The decision by Justice Judith Potter in the High Court at Auckland yesterday means that Davy, who has already served two weeks in jail, will be out in 2 1/2 months.
It will not be a day to soon for Davy, who is in the special unit at Mt Eden jail because of threats against him by other prisoners.
Justice Potter said the district court judge was right in ruling that the "enormity of the deceit" was a special circumstance justifying imprisonment.
She described Davy's actions as a sustained and deliberate deception requiring a far-reaching web of deceit because the qualifications he could offer were simply nowhere near those necessary for the chief executive of the MTS.

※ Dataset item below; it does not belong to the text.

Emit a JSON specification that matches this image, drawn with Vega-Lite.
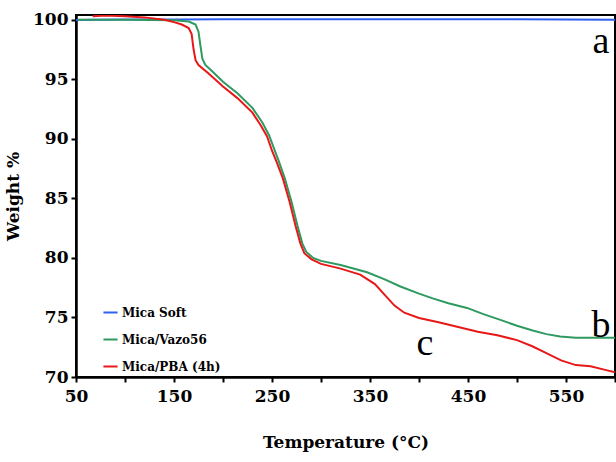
{
  "$schema": "https://vega.github.io/schema/vega-lite/v6.json",
  "width": 539,
  "height": 362,
  "autosize": {"type": "none"},
  "padding": {"left": 76, "top": 15, "right": 1, "bottom": 85},
  "background": "white",
  "config": {
    "view": {"stroke": "black", "strokeWidth": 2},
    "axis": {
      "grid": false,
      "domainColor": "black",
      "domainWidth": 2.5,
      "tickColor": "black",
      "tickWidth": 2,
      "tickSize": 5,
      "labelColor": "black",
      "titleColor": "black",
      "labelFont": "DejaVu Serif",
      "labelFontWeight": "bold",
      "labelFontSize": 17,
      "titleFont": "DejaVu Serif",
      "titleFontWeight": "bold"
    }
  },
  "datasets": {
    "curves": [
      {"series": "Mica Soft", "t": 50, "w": 99.98},
      {"series": "Mica Soft", "t": 70, "w": 100.0},
      {"series": "Mica Soft", "t": 100, "w": 100.02},
      {"series": "Mica Soft", "t": 150, "w": 100.03},
      {"series": "Mica Soft", "t": 200, "w": 100.05},
      {"series": "Mica Soft", "t": 250, "w": 100.05},
      {"series": "Mica Soft", "t": 300, "w": 100.04},
      {"series": "Mica Soft", "t": 350, "w": 100.05},
      {"series": "Mica Soft", "t": 400, "w": 100.04},
      {"series": "Mica Soft", "t": 450, "w": 100.05},
      {"series": "Mica Soft", "t": 500, "w": 100.04},
      {"series": "Mica Soft", "t": 550, "w": 100.03},
      {"series": "Mica Soft", "t": 600, "w": 100.0},

      {"series": "Mica/Vazo56", "t": 52, "w": 100.0},
      {"series": "Mica/Vazo56", "t": 100, "w": 100.0},
      {"series": "Mica/Vazo56", "t": 150, "w": 99.95},
      {"series": "Mica/Vazo56", "t": 165, "w": 99.85},
      {"series": "Mica/Vazo56", "t": 172, "w": 99.6},
      {"series": "Mica/Vazo56", "t": 175, "w": 99.0},
      {"series": "Mica/Vazo56", "t": 177, "w": 97.8},
      {"series": "Mica/Vazo56", "t": 179, "w": 96.7},
      {"series": "Mica/Vazo56", "t": 182, "w": 96.2},
      {"series": "Mica/Vazo56", "t": 190, "w": 95.6},
      {"series": "Mica/Vazo56", "t": 200, "w": 94.8},
      {"series": "Mica/Vazo56", "t": 215, "w": 93.8},
      {"series": "Mica/Vazo56", "t": 230, "w": 92.6},
      {"series": "Mica/Vazo56", "t": 240, "w": 91.4},
      {"series": "Mica/Vazo56", "t": 247, "w": 90.3},
      {"series": "Mica/Vazo56", "t": 252, "w": 89.2},
      {"series": "Mica/Vazo56", "t": 257, "w": 88.1},
      {"series": "Mica/Vazo56", "t": 263, "w": 86.7},
      {"series": "Mica/Vazo56", "t": 270, "w": 84.7},
      {"series": "Mica/Vazo56", "t": 276, "w": 82.7},
      {"series": "Mica/Vazo56", "t": 281, "w": 81.2},
      {"series": "Mica/Vazo56", "t": 285, "w": 80.5},
      {"series": "Mica/Vazo56", "t": 292, "w": 80.0},
      {"series": "Mica/Vazo56", "t": 300, "w": 79.75},
      {"series": "Mica/Vazo56", "t": 320, "w": 79.4},
      {"series": "Mica/Vazo56", "t": 347, "w": 78.8},
      {"series": "Mica/Vazo56", "t": 365, "w": 78.2},
      {"series": "Mica/Vazo56", "t": 381, "w": 77.6},
      {"series": "Mica/Vazo56", "t": 400, "w": 77.0},
      {"series": "Mica/Vazo56", "t": 414, "w": 76.6},
      {"series": "Mica/Vazo56", "t": 430, "w": 76.2},
      {"series": "Mica/Vazo56", "t": 449, "w": 75.8},
      {"series": "Mica/Vazo56", "t": 465, "w": 75.3},
      {"series": "Mica/Vazo56", "t": 483, "w": 74.8},
      {"series": "Mica/Vazo56", "t": 500, "w": 74.3},
      {"series": "Mica/Vazo56", "t": 516, "w": 73.9},
      {"series": "Mica/Vazo56", "t": 530, "w": 73.6},
      {"series": "Mica/Vazo56", "t": 544, "w": 73.4},
      {"series": "Mica/Vazo56", "t": 560, "w": 73.3},
      {"series": "Mica/Vazo56", "t": 580, "w": 73.3},
      {"series": "Mica/Vazo56", "t": 600, "w": 73.3},

      {"series": "Mica/PBA (4h)", "t": 67, "w": 100.3},
      {"series": "Mica/PBA (4h)", "t": 80, "w": 100.35},
      {"series": "Mica/PBA (4h)", "t": 100, "w": 100.3},
      {"series": "Mica/PBA (4h)", "t": 120, "w": 100.2},
      {"series": "Mica/PBA (4h)", "t": 140, "w": 100.0},
      {"series": "Mica/PBA (4h)", "t": 150, "w": 99.8},
      {"series": "Mica/PBA (4h)", "t": 158, "w": 99.6},
      {"series": "Mica/PBA (4h)", "t": 165, "w": 99.3},
      {"series": "Mica/PBA (4h)", "t": 168, "w": 98.8},
      {"series": "Mica/PBA (4h)", "t": 170, "w": 97.5},
      {"series": "Mica/PBA (4h)", "t": 172, "w": 96.6},
      {"series": "Mica/PBA (4h)", "t": 175, "w": 96.2},
      {"series": "Mica/PBA (4h)", "t": 185, "w": 95.5},
      {"series": "Mica/PBA (4h)", "t": 200, "w": 94.4},
      {"series": "Mica/PBA (4h)", "t": 215, "w": 93.4},
      {"series": "Mica/PBA (4h)", "t": 230, "w": 92.2},
      {"series": "Mica/PBA (4h)", "t": 238, "w": 91.2},
      {"series": "Mica/PBA (4h)", "t": 245, "w": 90.2},
      {"series": "Mica/PBA (4h)", "t": 250, "w": 89.0},
      {"series": "Mica/PBA (4h)", "t": 255, "w": 88.0},
      {"series": "Mica/PBA (4h)", "t": 261, "w": 86.7},
      {"series": "Mica/PBA (4h)", "t": 268, "w": 84.7},
      {"series": "Mica/PBA (4h)", "t": 274, "w": 82.7},
      {"series": "Mica/PBA (4h)", "t": 279, "w": 81.2},
      {"series": "Mica/PBA (4h)", "t": 283, "w": 80.4},
      {"series": "Mica/PBA (4h)", "t": 290, "w": 79.9},
      {"series": "Mica/PBA (4h)", "t": 300, "w": 79.5},
      {"series": "Mica/PBA (4h)", "t": 320, "w": 79.1},
      {"series": "Mica/PBA (4h)", "t": 340, "w": 78.6},
      {"series": "Mica/PBA (4h)", "t": 355, "w": 77.8},
      {"series": "Mica/PBA (4h)", "t": 365, "w": 76.9},
      {"series": "Mica/PBA (4h)", "t": 375, "w": 76.0},
      {"series": "Mica/PBA (4h)", "t": 385, "w": 75.4},
      {"series": "Mica/PBA (4h)", "t": 400, "w": 74.95},
      {"series": "Mica/PBA (4h)", "t": 420, "w": 74.6},
      {"series": "Mica/PBA (4h)", "t": 440, "w": 74.2},
      {"series": "Mica/PBA (4h)", "t": 460, "w": 73.8},
      {"series": "Mica/PBA (4h)", "t": 480, "w": 73.5},
      {"series": "Mica/PBA (4h)", "t": 500, "w": 73.1},
      {"series": "Mica/PBA (4h)", "t": 515, "w": 72.6},
      {"series": "Mica/PBA (4h)", "t": 530, "w": 72.0},
      {"series": "Mica/PBA (4h)", "t": 545, "w": 71.4},
      {"series": "Mica/PBA (4h)", "t": 560, "w": 71.0},
      {"series": "Mica/PBA (4h)", "t": 575, "w": 70.9},
      {"series": "Mica/PBA (4h)", "t": 590, "w": 70.6},
      {"series": "Mica/PBA (4h)", "t": 600, "w": 70.4}
    ],
    "labels": [
      {"label": "a", "t": 585.7, "w": 97.2},
      {"label": "b", "t": 585.7, "w": 73.36},
      {"label": "c", "t": 406, "w": 71.85}
    ]
  },
  "layer": [
    {
      "data": {"name": "curves"},
      "mark": {"type": "line", "strokeWidth": 2, "clip": true},
      "encoding": {
        "x": {
          "field": "t", "type": "quantitative",
          "scale": {"domain": [50, 600], "nice": false, "zero": false},
          "axis": {
            "title": "Temperature (°C)",
            "titleFontSize": 17,
            "titlePadding": 30,
            "values": [50, 100, 150, 200, 250, 300, 350, 400, 450, 500, 550, 600],
            "labelExpr": "datum.value % 100 == 50 ? datum.label : ''",
            "labelPadding": 6,
            "labelFlush": false
          }
        },
        "y": {
          "field": "w", "type": "quantitative",
          "scale": {"domain": [70, 100.4], "nice": false, "zero": false},
          "axis": {
            "title": "Weight %",
            "titleFontSize": 17,
            "titlePadding": 10,
            "values": [70, 75, 80, 85, 90, 95, 100],
            "labelPadding": 3
          }
        },
        "color": {
          "field": "series", "type": "nominal",
          "scale": {
            "domain": ["Mica Soft", "Mica/Vazo56", "Mica/PBA (4h)"],
            "range": ["#3060f0", "#2f9a60", "#e81818"]
          },
          "legend": {
            "title": null,
            "orient": "none",
            "legendX": 26,
            "legendY": 289,
            "symbolType": "stroke",
            "symbolStrokeWidth": 2,
            "symbolSize": 200,
            "labelFont": "DejaVu Serif",
            "labelFontWeight": "bold",
            "labelFontSize": 12,
            "labelColor": "black",
            "labelOffset": 3,
            "rowPadding": 12,
            "padding": 0
          }
        },
        "order": {"field": "t", "type": "quantitative"}
      }
    },
    {
      "data": {"name": "labels"},
      "mark": {"type": "text", "font": "Liberation Serif", "fontSize": 38, "align": "center", "baseline": "alphabetic", "color": "black"},
      "encoding": {
        "x": {"field": "t", "type": "quantitative"},
        "y": {"field": "w", "type": "quantitative"},
        "text": {"field": "label"}
      }
    }
  ]
}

Fortunately, the "massive deception" which led to Davy's appointment was discovered before the deceit was played out for long.
In her view, the district court judge realistically considered that a suspended sentence would mean Davy would leave the country unpunished.
Justice Potter said there was a need to impose a sentence which would signal a very clear message of deterrence to others who might consider using methods such as Davy did to further their job chances.
The appropriate sentence was six months after taking mitigating factors into account.
The judge said the district court judge was right to refuse leave to apply for home detention.
Davy's lawyer, Kahungunu Barron-Afeaki, argued that the term imposed in the district court was manifestly excessive and that a suspended jail term would have sufficed.
He said Davy's offending in breaching his employer's trust was at the lower end of the scale.
"Mr Davy has had a very salutary period of two weeks in Mt Eden Prison," Mr Barron-Afeaki said.
David McNaughton, representing the police, said a suspended sentence would not be a deterrent for a foreign national.
He said Davy's deception went right to the heart of the issue of his suitability for the position of chief executive.
* An investigation has found that Davy was entitled to legal aid despite the Herald revealing he had undeclared overseas assets.
Davy has a $30,000 Harley-Davidson motorcycle waiting for him in Saudi Arabia and a bank account in the Isle of Man.